SR-22 Requirement Depends on the Underlying Violation, Not Point Total
Point-accumulation suspension by itself does not trigger SR-22 filing requirement in most states. SR-22 is required when the specific violation that added points also meets statutory SR-22 criteria: DUI, reckless driving, uninsured driving, racing, or hit-and-run in most jurisdictions. A driver suspended for three speeding tickets and one failure-to-yield typically does not need SR-22. A driver suspended for two speeding tickets and one reckless driving conviction does need SR-22 because the reckless charge independently requires proof of financial responsibility.
SR-22 filing adds $15 to $50 annually in filing fees paid to the insurance carrier, but the real cost is the carrier's response to the filing requirement. Standard carriers often non-renew when SR-22 is filed, forcing the driver into non-standard market where premiums run 60% to 150% higher. A driver paying $1,680/year pre-suspension may pay $2,700 to $4,200/year with SR-22 in the non-standard market.
Some states require FR-44 instead of SR-22 for DUI-related suspensions. Florida and Virginia use FR-44 with higher liability limits than SR-22. The filing fee is similar, but the higher coverage mandate increases premium cost by an additional 10% to 20% compared to SR-22 in other states. Drivers whose point suspension includes a DUI or aggravated reckless charge should confirm which filing their state requires before shopping coverage.
Comparing Total Recovery Spend in High-Fee vs Low-Fee States
A driver in California suspended for 12 points in 12 months faces: $200 restricted license application, $55 reinstatement fee, $40 defensive driving (if completed before suspension), $150 court fees, and approximately $1,200 annual premium increase, totaling $1,645 in year-one recovery spend before lost wages. A driver in Texas with the same point profile faces: $10 occupational license application, $100 reinstatement fee, $30 defensive driving, $100 court fees, and approximately $1,000 annual premium increase, totaling $1,240 in year-one spend.

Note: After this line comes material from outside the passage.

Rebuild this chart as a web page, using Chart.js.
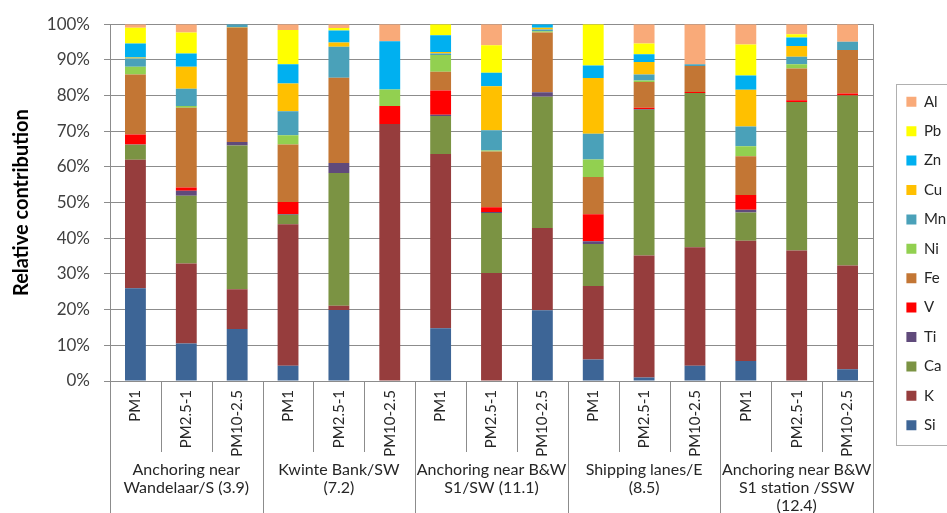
<!DOCTYPE html>
<html>
<head>
<meta charset="utf-8">
<script src="https://cdn.jsdelivr.net/npm/chart.js@4"></script>
<style>
  html, body { margin: 0; padding: 0; background: #fff; }
  #wrap { width: 947px; height: 513px; position: relative; }
</style>
</head>
<body>
<div id="wrap"><canvas id="chart"></canvas></div>
<script>
// bar labels (3 size fractions per site)
const labels = ['PM1', 'PM2.5-1', 'PM10-2.5', 'PM1', 'PM2.5-1', 'PM10-2.5', 'PM1', 'PM2.5-1', 'PM10-2.5',
  'PM1', 'PM2.5-1', 'PM10-2.5', 'PM1', 'PM2.5-1', 'PM10-2.5'];
// site groups, one entry per 3 bars
const groups = [
  ['Anchoring near', 'Wandelaar/S (3.9)'],
  ['Kwinte Bank/SW', '(7.2)'],
  ['Anchoring near B&W', 'S1/SW (11.1)'],
  ['Shipping lanes/E', '(8.5)'],
  ['Anchoring near B&W', 'S1 station /SSW', '(12.4)'],
];

// relative contribution (%) per element
const si = [26, 10.5, 14.6, 4.3, 19.9, 0, 14.8, 0, 19.8, 6.0, 1.0, 4.3, 5.6, 0, 3.3];
const k  = [36, 22.4, 11.1, 39.6, 1.2, 72.0, 48.8, 30.3, 23.1, 20.6, 34.2, 33.2, 33.7, 36.6, 29.1];
const ca = [4.2, 19.0, 40.3, 2.7, 37.2, 0, 10.7, 16.8, 36.8, 11.8, 40.8, 43.2, 7.9, 41.6, 47.6];
const ti = [0.1, 1.4, 1.0, 0.2, 2.8, 0, 0.3, 0.3, 1.2, 0.8, 0.2, 0, 0.8, 0, 0];
const v  = [2.8, 0.9, 0, 3.4, 0, 5.1, 6.8, 1.3, 0, 7.5, 0.4, 0.3, 4.1, 0.5, 0.6];
const fe = [16.8, 22.4, 32.1, 16.1, 23.9, 0, 5.3, 15.6, 16.8, 10.5, 7.2, 7.3, 10.9, 8.9, 12.2];
const ni = [2.2, 0.5, 0.1, 2.6, 0, 4.6, 4.7, 0.3, 0.3, 4.9, 0.4, 0, 2.8, 1.2, 0];
const mn = [2.3, 4.8, 0.7, 6.7, 8.7, 0, 0.4, 5.7, 0.5, 7.2, 1.7, 0.5, 5.5, 2.1, 2.3];
const cu = [0.3, 6.2, 0, 7.8, 1.2, 0, 0.4, 12.3, 0.5, 15.6, 3.5, 0, 10.3, 3.0, 0];
const zn = [3.9, 3.7, 0.1, 5.4, 3.3, 13.5, 4.7, 3.8, 1.0, 3.5, 2.2, 0, 4.0, 2.4, 0];
const pb = [4.4, 5.9, 0, 9.6, 0.7, 0, 3.1, 7.7, 0, 11.6, 3.0, 0, 8.7, 0.9, 0];
const al = [1.0, 2.3, 0, 1.6, 1.1, 4.8, 0, 5.9, 0, 0, 5.4, 11.2, 5.7, 2.8, 4.9];

const yTicks = [0, 10, 20, 30, 40, 50, 60, 70, 80, 90, 100];

const series = [
  ['Si', si, '#3d6596'],
  ['K', k, '#963d3d'],
  ['Ca', ca, '#7b9343'],
  ['Ti', ti, '#604a7b'],
  ['V', v, '#ff0000'],
  ['Fe', fe, '#c37634'],
  ['Ni', ni, '#92d050'],
  ['Mn', mn, '#4aa1b9'],
  ['Cu', cu, '#ffc000'],
  ['Zn', zn, '#00b0f0'],
  ['Pb', pb, '#ffff00'],
  ['Al', al, '#f9aa79'],
];

const lineCol = '#8c8c8c';
Chart.defaults.font.family = "Lato, 'Liberation Sans', sans-serif";

// category separators, outer frame and site names under the axis
const groupAxis = {
  id: 'groupAxis',
  afterDraw(chart) {
    const ctx = chart.ctx;
    const x = chart.scales.x;
    const area = chart.chartArea;
    const half = (x.getPixelForValue(1) - x.getPixelForValue(0)) / 2;
    const edges = labels.map((l, i) => x.getPixelForValue(i) - half);
    edges.push(x.getPixelForValue(labels.length - 1) + half);
    ctx.save();
    ctx.strokeStyle = lineCol;
    ctx.lineWidth = 1;
    edges.forEach((px, i) => {
      const xx = Math.round(px) + 0.5;
      ctx.beginPath();
      if (i === edges.length - 1) {
        ctx.moveTo(xx, area.top);
      } else {
        ctx.moveTo(xx, area.bottom);
      }
      ctx.lineTo(xx, i % 3 === 0 ? chart.height : 452);
      ctx.stroke();
    });
    ctx.fillStyle = '#262626';
    ctx.font = "16px Lato, 'Liberation Sans', sans-serif";
    ctx.textAlign = 'center';
    ctx.textBaseline = 'middle';
    groups.forEach((lines, g) => {
      const cx = (edges[g * 3] + edges[g * 3 + 3]) / 2;
      lines.forEach((t, j) => ctx.fillText(t, cx, 470 + j * 18));
    });

    // legend frame
    const lg = chart.legend;
    const boxes = lg.legendHitBoxes;
    if (boxes && boxes.length) {
      const top = Math.round(boxes[0].top - 10) + 0.5;
      const bottom = Math.round(boxes[boxes.length - 1].top + boxes[boxes.length - 1].height + 12) + 0.5;
      const left = Math.round(lg.left + 4) + 0.5;
      ctx.strokeStyle = '#b0b0b0';
      ctx.strokeRect(left, top, chart.width - left + 5, bottom - top);
    }
    ctx.restore();
  }
};

new Chart(document.getElementById('chart'), {
  type: 'bar',
  data: {
    labels: labels,
    datasets: series.map(s => ({
      label: s[0],
      data: s[1],
      backgroundColor: s[2],
      borderWidth: 0,
      categoryPercentage: 1,
      barPercentage: 0.41,
    })),
  },
  options: {
    responsive: true,
    maintainAspectRatio: false,
    animation: false,
    layout: { padding: { top: 22.5, bottom: 8.5, left: 0, right: 0 } },
    plugins: {
      tooltip: { enabled: false },
      legend: {
        position: 'right',
        reverse: true,
        maxWidth: 55,
        labels: {
          boxWidth: 10,
          boxHeight: 10,
          padding: 14.4,
          color: '#262626',
          font: { size: 15 },
        },
      },
    },
    scales: {
      x: {
        stacked: true,
        grid: { display: false, drawTicks: false },
        border: { display: true, color: lineCol },
        ticks: {
          autoSkip: false,
          minRotation: 90,
          maxRotation: 90,
          padding: 9,
          color: '#262626',
          font: { size: 15 },
        },
        afterFit: s => { s.height = 123.5; },
      },
      y: {
        stacked: true,
        min: 0,
        max: 100,
        afterBuildTicks: s => { s.ticks = yTicks.map(t => ({ value: t })); },
        grid: { color: lineCol, tickLength: 6 },
        border: { color: lineCol },
        ticks: {
          padding: 14,
          color: '#404040',
          font: { size: 17 },
          callback: val => val + '%',
        },
        title: {
          display: true,
          text: 'Relative contribution',
          color: '#000',
          font: { size: 20, weight: 'bold' },
          padding: { top: 10, bottom: 0 },
        },
        afterFit: s => { s.width = 110; },
      },
      // spacer between plot and legend
      gap: {
        type: 'linear',
        position: 'right',
        display: true,
        grid: { display: false },
        border: { display: false },
        ticks: { display: false },
        afterFit: s => { s.width = 19; },
      },
    },
  },
  plugins: [groupAxis],
});
</script>
</body>
</html>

Pennsylvania's $25 reinstatement fee looks favorable until you account for the hardship closure: no legal driving during suspension. A driver serving 15 days who loses $720 in wages and spends $240 on ride services pays $985 in suspension-period costs alone, exceeding California's fee stack without counting the premium increase.
States with lengthy mandatory suspension periods for point thresholds drive higher total recovery costs even when fees are low. Michigan suspends for 30 days on first accumulation of 12 points and allows restricted licenses, but the 30-day period without full driving privileges costs more in lost productivity than the combined fees in most cases. Florida's 30-day suspension for 12 points in 12 months allows business-purposes-only licenses, reducing lost-wage exposure but requiring employer coordination that some drivers cannot secure.